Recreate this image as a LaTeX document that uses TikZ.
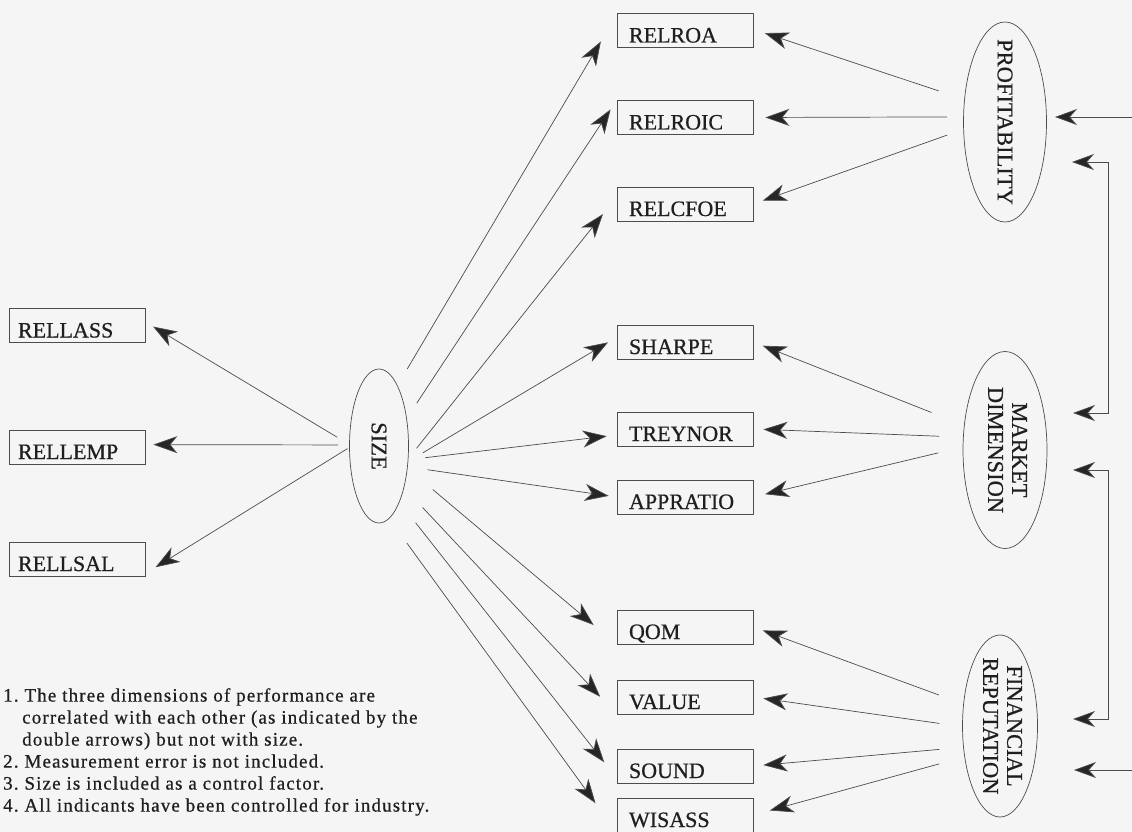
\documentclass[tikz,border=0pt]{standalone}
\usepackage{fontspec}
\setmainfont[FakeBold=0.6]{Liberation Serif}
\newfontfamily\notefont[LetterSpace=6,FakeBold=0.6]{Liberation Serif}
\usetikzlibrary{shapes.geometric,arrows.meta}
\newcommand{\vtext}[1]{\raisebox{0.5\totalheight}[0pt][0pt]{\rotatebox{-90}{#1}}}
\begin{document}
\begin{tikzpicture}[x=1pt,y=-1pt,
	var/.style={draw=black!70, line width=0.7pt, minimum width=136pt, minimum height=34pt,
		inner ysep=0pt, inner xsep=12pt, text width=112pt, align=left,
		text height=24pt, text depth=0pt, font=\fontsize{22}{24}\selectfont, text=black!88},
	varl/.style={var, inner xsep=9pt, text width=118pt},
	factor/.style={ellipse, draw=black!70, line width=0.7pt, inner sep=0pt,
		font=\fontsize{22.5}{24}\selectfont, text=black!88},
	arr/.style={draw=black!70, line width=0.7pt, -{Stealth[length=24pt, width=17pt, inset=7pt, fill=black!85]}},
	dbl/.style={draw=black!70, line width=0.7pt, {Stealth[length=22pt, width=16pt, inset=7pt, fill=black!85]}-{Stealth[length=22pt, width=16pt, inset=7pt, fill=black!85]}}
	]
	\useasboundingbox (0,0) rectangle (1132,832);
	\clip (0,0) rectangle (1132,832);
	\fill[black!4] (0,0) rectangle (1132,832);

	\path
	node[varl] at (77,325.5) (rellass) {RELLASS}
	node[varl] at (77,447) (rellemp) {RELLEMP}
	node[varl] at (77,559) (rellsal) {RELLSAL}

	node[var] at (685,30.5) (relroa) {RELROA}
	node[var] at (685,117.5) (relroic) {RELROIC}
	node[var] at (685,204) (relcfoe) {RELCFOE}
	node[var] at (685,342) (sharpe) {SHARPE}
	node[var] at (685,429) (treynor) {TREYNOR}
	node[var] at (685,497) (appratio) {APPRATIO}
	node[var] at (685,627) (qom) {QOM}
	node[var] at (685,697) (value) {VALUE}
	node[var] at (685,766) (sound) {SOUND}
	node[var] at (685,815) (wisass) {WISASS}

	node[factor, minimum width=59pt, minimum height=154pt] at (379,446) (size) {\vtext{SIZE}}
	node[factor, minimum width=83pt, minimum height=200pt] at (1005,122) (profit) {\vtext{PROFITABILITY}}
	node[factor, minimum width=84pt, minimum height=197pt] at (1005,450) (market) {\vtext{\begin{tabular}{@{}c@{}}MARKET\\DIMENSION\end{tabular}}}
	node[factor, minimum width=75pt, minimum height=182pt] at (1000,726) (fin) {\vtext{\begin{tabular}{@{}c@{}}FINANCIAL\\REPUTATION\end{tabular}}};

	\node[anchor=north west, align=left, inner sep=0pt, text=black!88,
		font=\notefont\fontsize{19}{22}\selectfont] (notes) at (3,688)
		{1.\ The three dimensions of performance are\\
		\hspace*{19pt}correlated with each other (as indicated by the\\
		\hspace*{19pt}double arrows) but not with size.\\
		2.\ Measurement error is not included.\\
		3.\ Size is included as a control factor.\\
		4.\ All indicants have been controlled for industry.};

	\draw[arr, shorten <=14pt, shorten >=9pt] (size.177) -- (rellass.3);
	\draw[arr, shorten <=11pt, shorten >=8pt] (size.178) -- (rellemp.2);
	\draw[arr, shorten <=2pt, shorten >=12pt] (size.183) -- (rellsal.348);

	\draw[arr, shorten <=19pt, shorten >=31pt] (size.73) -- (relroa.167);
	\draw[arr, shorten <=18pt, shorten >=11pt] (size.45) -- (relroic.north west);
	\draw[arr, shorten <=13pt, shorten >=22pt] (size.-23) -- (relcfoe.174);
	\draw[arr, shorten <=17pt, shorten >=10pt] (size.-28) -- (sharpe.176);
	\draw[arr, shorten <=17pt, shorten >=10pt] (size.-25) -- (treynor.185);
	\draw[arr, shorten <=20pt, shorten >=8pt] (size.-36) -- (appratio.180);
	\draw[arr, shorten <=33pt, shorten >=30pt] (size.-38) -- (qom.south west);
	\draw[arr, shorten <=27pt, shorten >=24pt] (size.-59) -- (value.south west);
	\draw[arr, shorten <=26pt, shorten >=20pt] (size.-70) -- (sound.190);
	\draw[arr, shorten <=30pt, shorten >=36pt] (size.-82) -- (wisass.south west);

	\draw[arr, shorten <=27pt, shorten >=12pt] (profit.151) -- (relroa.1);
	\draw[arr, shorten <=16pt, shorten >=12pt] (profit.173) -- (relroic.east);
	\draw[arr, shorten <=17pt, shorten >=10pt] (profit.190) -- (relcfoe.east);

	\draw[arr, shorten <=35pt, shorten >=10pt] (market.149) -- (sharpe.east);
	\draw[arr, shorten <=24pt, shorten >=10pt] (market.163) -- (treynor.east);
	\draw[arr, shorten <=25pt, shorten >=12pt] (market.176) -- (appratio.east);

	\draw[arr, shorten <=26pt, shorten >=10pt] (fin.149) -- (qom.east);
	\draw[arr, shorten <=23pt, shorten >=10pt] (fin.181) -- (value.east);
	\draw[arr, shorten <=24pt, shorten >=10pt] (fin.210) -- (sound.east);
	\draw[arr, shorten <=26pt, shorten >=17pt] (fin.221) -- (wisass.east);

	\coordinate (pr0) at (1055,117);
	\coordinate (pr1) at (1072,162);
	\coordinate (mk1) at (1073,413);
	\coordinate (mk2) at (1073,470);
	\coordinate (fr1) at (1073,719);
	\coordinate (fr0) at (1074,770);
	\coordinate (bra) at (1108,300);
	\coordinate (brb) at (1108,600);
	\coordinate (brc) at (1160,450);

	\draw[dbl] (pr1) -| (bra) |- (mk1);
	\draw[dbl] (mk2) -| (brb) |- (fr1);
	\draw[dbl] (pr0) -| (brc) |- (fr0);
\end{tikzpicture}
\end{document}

TASK GOAL →
Keep every word of the data as it is when you write it out, but drop the pictures.

RESULT BELOW →
Recreate this image as a LaTeX document that uses TikZ.
\documentclass[tikz,border=0pt]{standalone}
\usepackage{fontspec}
\setmainfont[FakeBold=0.6]{Liberation Serif}
\newfontfamily\notefont[LetterSpace=6,FakeBold=0.6]{Liberation Serif}
\usetikzlibrary{shapes.geometric,arrows.meta}
\newcommand{\vtext}[1]{\raisebox{0.5\totalheight}[0pt][0pt]{\rotatebox{-90}{#1}}}
\begin{document}
\begin{tikzpicture}[x=1pt,y=-1pt,
	var/.style={draw=black!70, line width=0.7pt, minimum width=136pt, minimum height=34pt,
		inner ysep=0pt, inner xsep=12pt, text width=112pt, align=left,
		text height=24pt, text depth=0pt, font=\fontsize{22}{24}\selectfont, text=black!88},
	varl/.style={var, inner xsep=9pt, text width=118pt},
	factor/.style={ellipse, draw=black!70, line width=0.7pt, inner sep=0pt,
		font=\fontsize{22.5}{24}\selectfont, text=black!88},
	arr/.style={draw=black!70, line width=0.7pt, -{Stealth[length=24pt, width=17pt, inset=7pt, fill=black!85]}},
	dbl/.style={draw=black!70, line width=0.7pt, {Stealth[length=22pt, width=16pt, inset=7pt, fill=black!85]}-{Stealth[length=22pt, width=16pt, inset=7pt, fill=black!85]}}
	]
	\useasboundingbox (0,0) rectangle (1132,832);
	\clip (0,0) rectangle (1132,832);
	\fill[black!4] (0,0) rectangle (1132,832);

	\path
	node[varl] at (77,325.5) (rellass) {RELLASS}
	node[varl] at (77,447) (rellemp) {RELLEMP}
	node[varl] at (77,559) (rellsal) {RELLSAL}

	node[var] at (685,30.5) (relroa) {RELROA}
	node[var] at (685,117.5) (relroic) {RELROIC}
	node[var] at (685,204) (relcfoe) {RELCFOE}
	node[var] at (685,342) (sharpe) {SHARPE}
	node[var] at (685,429) (treynor) {TREYNOR}
	node[var] at (685,497) (appratio) {APPRATIO}
	node[var] at (685,627) (qom) {QOM}
	node[var] at (685,697) (value) {VALUE}
	node[var] at (685,766) (sound) {SOUND}
	node[var] at (685,815) (wisass) {WISASS}

	node[factor, minimum width=59pt, minimum height=154pt] at (379,446) (size) {\vtext{SIZE}}
	node[factor, minimum width=83pt, minimum height=200pt] at (1005,122) (profit) {\vtext{PROFITABILITY}}
	node[factor, minimum width=84pt, minimum height=197pt] at (1005,450) (market) {\vtext{\begin{tabular}{@{}c@{}}MARKET\\DIMENSION\end{tabular}}}
	node[factor, minimum width=75pt, minimum height=182pt] at (1000,726) (fin) {\vtext{\begin{tabular}{@{}c@{}}FINANCIAL\\REPUTATION\end{tabular}}};

	\node[anchor=north west, align=left, inner sep=0pt, text=black!88,
		font=\notefont\fontsize{19}{22}\selectfont] (notes) at (3,688)
		{1.\ The three dimensions of performance are\\
		\hspace*{19pt}correlated with each other (as indicated by the\\
		\hspace*{19pt}double arrows) but not with size.\\
		2.\ Measurement error is not included.\\
		3.\ Size is included as a control factor.\\
		4.\ All indicants have been controlled for industry.};

	\draw[arr, shorten <=14pt, shorten >=9pt] (size.177) -- (rellass.3);
	\draw[arr, shorten <=11pt, shorten >=8pt] (size.178) -- (rellemp.2);
	\draw[arr, shorten <=2pt, shorten >=12pt] (size.183) -- (rellsal.348);

	\draw[arr, shorten <=19pt, shorten >=31pt] (size.73) -- (relroa.167);
	\draw[arr, shorten <=18pt, shorten >=11pt] (size.45) -- (relroic.north west);
	\draw[arr, shorten <=13pt, shorten >=22pt] (size.-23) -- (relcfoe.174);
	\draw[arr, shorten <=17pt, shorten >=10pt] (size.-28) -- (sharpe.176);
	\draw[arr, shorten <=17pt, shorten >=10pt] (size.-25) -- (treynor.185);
	\draw[arr, shorten <=20pt, shorten >=8pt] (size.-36) -- (appratio.180);
	\draw[arr, shorten <=33pt, shorten >=30pt] (size.-38) -- (qom.south west);
	\draw[arr, shorten <=27pt, shorten >=24pt] (size.-59) -- (value.south west);
	\draw[arr, shorten <=26pt, shorten >=20pt] (size.-70) -- (sound.190);
	\draw[arr, shorten <=30pt, shorten >=36pt] (size.-82) -- (wisass.south west);

	\draw[arr, shorten <=27pt, shorten >=12pt] (profit.151) -- (relroa.1);
	\draw[arr, shorten <=16pt, shorten >=12pt] (profit.173) -- (relroic.east);
	\draw[arr, shorten <=17pt, shorten >=10pt] (profit.190) -- (relcfoe.east);

	\draw[arr, shorten <=35pt, shorten >=10pt] (market.149) -- (sharpe.east);
	\draw[arr, shorten <=24pt, shorten >=10pt] (market.163) -- (treynor.east);
	\draw[arr, shorten <=25pt, shorten >=12pt] (market.176) -- (appratio.east);

	\draw[arr, shorten <=26pt, shorten >=10pt] (fin.149) -- (qom.east);
	\draw[arr, shorten <=23pt, shorten >=10pt] (fin.181) -- (value.east);
	\draw[arr, shorten <=24pt, shorten >=10pt] (fin.210) -- (sound.east);
	\draw[arr, shorten <=26pt, shorten >=17pt] (fin.221) -- (wisass.east);

	\coordinate (pr0) at (1055,117);
	\coordinate (pr1) at (1072,162);
	\coordinate (mk1) at (1073,413);
	\coordinate (mk2) at (1073,470);
	\coordinate (fr1) at (1073,719);
	\coordinate (fr0) at (1074,770);
	\coordinate (bra) at (1108,300);
	\coordinate (brb) at (1108,600);
	\coordinate (brc) at (1160,450);

	\draw[dbl] (pr1) -| (bra) |- (mk1);
	\draw[dbl] (mk2) -| (brb) |- (fr1);
	\draw[dbl] (pr0) -| (brc) |- (fr0);
\end{tikzpicture}
\end{document}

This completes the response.